Jean-Daniel Bancal of France's CNRS put it plainly: DIQKD provides security "against an adversary with arbitrary processing power or even a quantum computer." That's not marketing speak. Classical encryption relies on problems being hard to solve—factoring large numbers, for instance. But "hard" is relative. Quantum computers are expected to crack these problems. DIQKD's security doesn't depend on anything being hard. It depends on the structure of reality.

Light That Twists

While some researchers focused on making DIQKD practical, others explored new ways to encode information in light itself. Photon polarization—whether light waves oscillate horizontally or vertically—has been the standard approach since the 1980s. But polarization is fragile. It requires precise alignment between sender and receiver, and atmospheric turbulence scrambles it quickly.

Orbital angular momentum offers an alternative.
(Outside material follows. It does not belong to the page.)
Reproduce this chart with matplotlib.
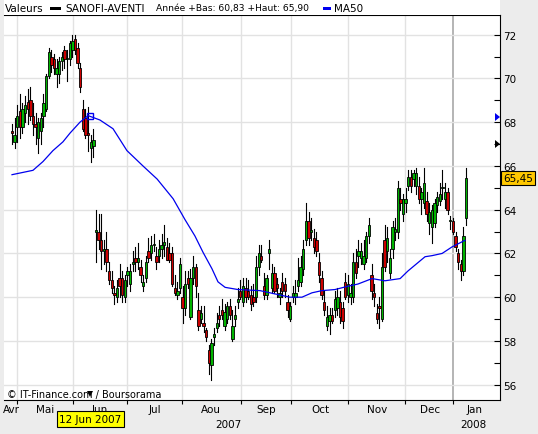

Instead of oscillating in a plane, light can twist as it travels, like a corkscrew. This twisting is quantized: light can have one unit of twist, two units, three units, and so on. That gives you more options than the binary choice of horizontal versus vertical polarization.

More importantly, OAM-based systems don't require the same rigid alignment. The twist is encoded in the wavefront structure itself, making it more robust against real-world interference. Researchers at Sapienza Università di Roma demonstrated this using quantum dots—tiny semiconductor structures that emit single photons on demand. Quantum dots are bright and reliable, minimizing the chance that an eavesdropper could slip in extra photons without detection.

The combination of OAM encoding and quantum dot sources addresses two practical problems at once: it makes the system easier to align and harder to attack. That matters because quantum key distribution has always suffered from a gap between laboratory demonstrations and deployable systems.

Why Quantum Computers Make This Urgent

The timeline for large-scale quantum computers keeps shifting, but the direction is clear. When they arrive, they'll break most encryption currently protecting internet traffic, financial transactions, and government communications. Organizations are already harvesting encrypted data now, planning to decrypt it later once quantum computers become available.

This "harvest now, decrypt later" threat makes quantum key distribution more than an academic curiosity. Unlike post-quantum cryptography—new mathematical algorithms designed to resist quantum attacks—QKD's security doesn't rest on assumptions about what's hard to compute. It rests on measurement disturbing quantum states, a principle baked into quantum mechanics itself.

Qiang Zhang of the University of Science and Technology of China acknowledges that commercial DIQKD tools remain distant. The key generation rates are too slow, the distances too short, and the equipment too finicky. But the 2022 experiments moved DIQKD from "theoretically possible" to "actually demonstrated," and that shift matters.

Keys Made of Correlation

The deepest insight of quantum key distribution is that security can emerge from correlation rather than secrecy. Alice and Bob don't send the key itself over the quantum channel. They send entangled photons, then measure them independently. The measurements are random, but they're correlated in a specific quantum way. By comparing a subset of their results publicly, they verify the entanglement. Then they use the remaining correlated measurements as a shared secret key.

Any eavesdropper trying to intercept the photons must measure them, and measurement changes quantum states. Those changes show up as errors in the correlation pattern. The eavesdropper can't avoid this—it's not a limitation of current technology but a consequence of quantum mechanics. Charles Lim of the National University of Singapore called the 2022 demonstrations "a major breakthrough for cybersecurity," and he's right. The keys really do hide inside the quantum light, protected by the structure of physics itself.